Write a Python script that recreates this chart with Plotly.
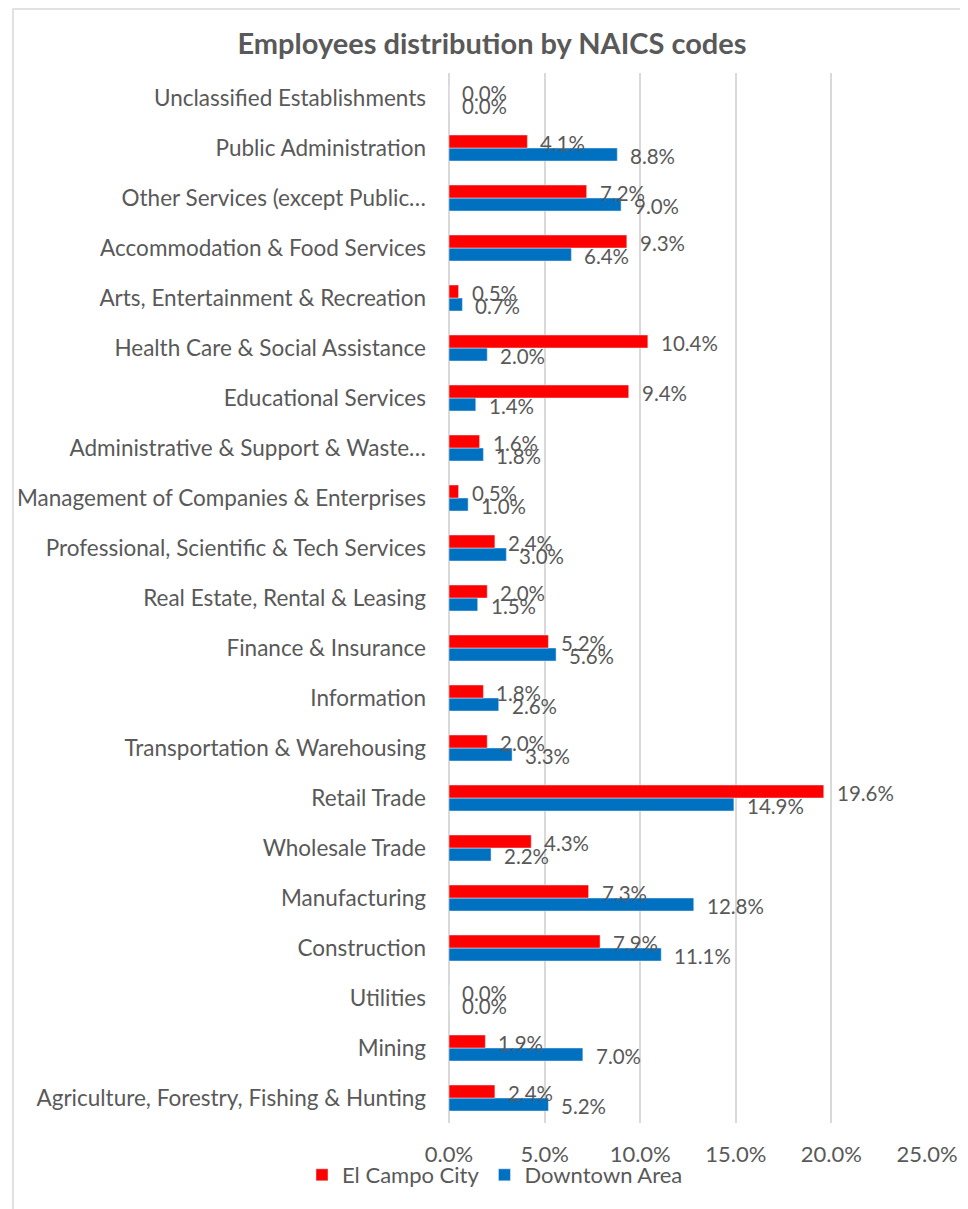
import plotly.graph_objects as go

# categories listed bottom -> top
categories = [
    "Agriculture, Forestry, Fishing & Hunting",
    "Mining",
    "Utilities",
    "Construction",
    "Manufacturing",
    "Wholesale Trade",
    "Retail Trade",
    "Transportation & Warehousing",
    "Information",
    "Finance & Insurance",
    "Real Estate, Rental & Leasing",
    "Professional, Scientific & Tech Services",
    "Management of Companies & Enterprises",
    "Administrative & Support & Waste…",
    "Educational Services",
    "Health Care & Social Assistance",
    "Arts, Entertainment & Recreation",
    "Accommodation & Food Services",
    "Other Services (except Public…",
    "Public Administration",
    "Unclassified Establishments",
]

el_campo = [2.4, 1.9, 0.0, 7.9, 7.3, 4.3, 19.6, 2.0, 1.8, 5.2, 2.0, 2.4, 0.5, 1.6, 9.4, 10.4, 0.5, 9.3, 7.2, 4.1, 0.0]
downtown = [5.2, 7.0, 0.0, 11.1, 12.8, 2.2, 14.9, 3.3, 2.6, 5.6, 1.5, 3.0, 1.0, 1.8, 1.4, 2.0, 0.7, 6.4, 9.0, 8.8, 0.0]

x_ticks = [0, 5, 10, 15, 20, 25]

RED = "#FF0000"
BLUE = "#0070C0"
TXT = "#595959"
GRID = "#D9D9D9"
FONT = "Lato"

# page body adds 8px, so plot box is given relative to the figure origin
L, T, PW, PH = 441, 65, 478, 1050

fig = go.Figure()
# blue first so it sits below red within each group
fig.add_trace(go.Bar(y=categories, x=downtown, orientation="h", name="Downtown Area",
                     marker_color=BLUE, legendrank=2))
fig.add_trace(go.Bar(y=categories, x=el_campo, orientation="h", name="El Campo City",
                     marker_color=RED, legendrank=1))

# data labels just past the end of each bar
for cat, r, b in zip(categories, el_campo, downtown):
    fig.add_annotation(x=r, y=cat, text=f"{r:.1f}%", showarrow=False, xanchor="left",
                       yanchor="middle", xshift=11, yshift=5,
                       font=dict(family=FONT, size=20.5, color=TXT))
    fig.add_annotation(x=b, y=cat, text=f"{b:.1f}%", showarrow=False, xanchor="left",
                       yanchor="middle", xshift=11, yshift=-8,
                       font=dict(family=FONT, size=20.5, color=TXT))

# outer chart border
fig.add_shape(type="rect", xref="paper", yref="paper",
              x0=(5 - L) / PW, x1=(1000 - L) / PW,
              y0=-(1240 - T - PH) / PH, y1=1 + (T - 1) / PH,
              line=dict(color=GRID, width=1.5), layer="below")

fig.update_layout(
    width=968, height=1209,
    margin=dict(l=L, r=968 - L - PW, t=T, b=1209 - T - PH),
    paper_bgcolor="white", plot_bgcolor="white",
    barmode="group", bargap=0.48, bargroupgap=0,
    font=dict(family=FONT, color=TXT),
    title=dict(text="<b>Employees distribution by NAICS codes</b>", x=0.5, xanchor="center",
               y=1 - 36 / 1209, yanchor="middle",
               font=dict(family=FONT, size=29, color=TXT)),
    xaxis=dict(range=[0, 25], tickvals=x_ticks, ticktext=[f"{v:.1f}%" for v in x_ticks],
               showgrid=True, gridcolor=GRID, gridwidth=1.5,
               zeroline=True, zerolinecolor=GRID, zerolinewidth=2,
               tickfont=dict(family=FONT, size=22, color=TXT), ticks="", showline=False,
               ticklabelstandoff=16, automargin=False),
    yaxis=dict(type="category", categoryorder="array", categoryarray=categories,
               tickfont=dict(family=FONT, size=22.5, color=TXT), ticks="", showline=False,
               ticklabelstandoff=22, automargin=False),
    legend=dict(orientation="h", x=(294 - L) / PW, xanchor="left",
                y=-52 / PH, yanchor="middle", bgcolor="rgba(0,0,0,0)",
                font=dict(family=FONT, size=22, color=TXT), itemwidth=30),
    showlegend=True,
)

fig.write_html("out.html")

==

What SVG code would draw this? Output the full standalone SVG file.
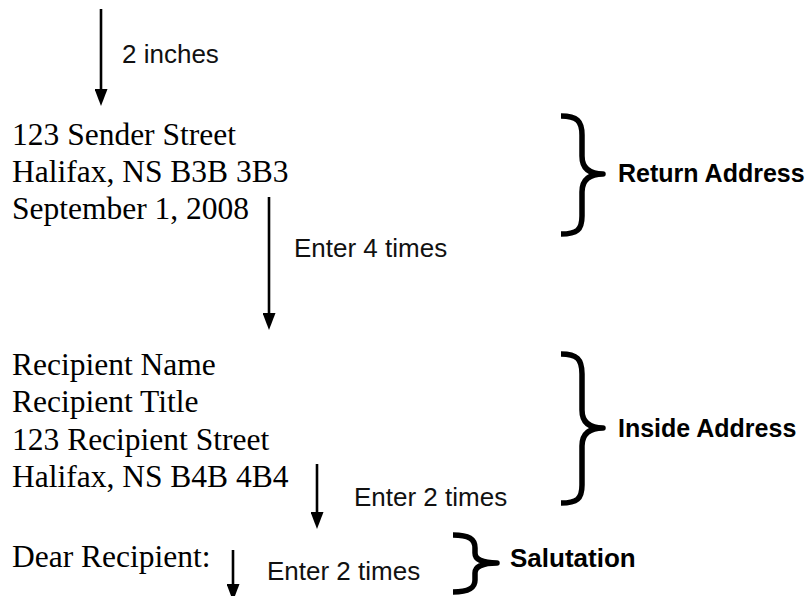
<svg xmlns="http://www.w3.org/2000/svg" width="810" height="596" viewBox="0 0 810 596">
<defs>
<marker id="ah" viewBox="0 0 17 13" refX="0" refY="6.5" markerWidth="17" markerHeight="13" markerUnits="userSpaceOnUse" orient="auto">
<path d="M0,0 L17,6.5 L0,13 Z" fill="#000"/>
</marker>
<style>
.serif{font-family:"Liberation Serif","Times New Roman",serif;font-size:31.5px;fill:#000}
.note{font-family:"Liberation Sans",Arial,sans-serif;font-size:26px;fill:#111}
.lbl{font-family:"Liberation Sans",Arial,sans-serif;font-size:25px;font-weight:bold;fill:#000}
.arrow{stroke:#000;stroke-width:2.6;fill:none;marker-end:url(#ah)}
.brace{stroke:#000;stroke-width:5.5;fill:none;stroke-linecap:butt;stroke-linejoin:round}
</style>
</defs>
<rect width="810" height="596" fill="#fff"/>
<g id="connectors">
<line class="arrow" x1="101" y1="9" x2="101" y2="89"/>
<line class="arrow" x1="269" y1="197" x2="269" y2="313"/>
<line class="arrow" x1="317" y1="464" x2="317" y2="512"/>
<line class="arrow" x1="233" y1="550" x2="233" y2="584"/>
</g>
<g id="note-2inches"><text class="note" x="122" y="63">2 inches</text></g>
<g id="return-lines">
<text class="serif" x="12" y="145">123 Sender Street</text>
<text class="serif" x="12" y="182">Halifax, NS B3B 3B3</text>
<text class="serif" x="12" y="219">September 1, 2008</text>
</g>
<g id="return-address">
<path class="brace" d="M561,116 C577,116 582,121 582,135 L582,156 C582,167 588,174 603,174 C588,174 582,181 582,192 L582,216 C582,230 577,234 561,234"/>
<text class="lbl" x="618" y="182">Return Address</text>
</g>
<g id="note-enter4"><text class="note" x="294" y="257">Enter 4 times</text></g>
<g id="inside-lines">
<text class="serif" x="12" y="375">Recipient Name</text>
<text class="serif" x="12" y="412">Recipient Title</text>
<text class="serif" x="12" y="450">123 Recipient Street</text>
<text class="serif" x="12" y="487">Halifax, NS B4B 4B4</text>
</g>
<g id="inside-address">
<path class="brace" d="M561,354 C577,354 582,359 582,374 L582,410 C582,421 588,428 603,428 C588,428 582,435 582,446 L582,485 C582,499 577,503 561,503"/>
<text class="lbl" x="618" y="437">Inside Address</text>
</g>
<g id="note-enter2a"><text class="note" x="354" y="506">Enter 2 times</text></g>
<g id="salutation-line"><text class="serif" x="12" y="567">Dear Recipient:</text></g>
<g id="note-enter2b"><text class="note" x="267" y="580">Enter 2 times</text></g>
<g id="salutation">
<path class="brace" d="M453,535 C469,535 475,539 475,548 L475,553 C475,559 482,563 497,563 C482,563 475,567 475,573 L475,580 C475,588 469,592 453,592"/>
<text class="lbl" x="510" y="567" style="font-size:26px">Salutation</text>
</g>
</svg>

PROBLEM => Beginning at the line above that contains "Write a Python", repeat each line exactly through the one that contains "import plotly.graph_objects as go", and leave out the pictures.

WRITTEN RESPONSE =>
Write a Python script that recreates this chart with Plotly.
import plotly.graph_objects as go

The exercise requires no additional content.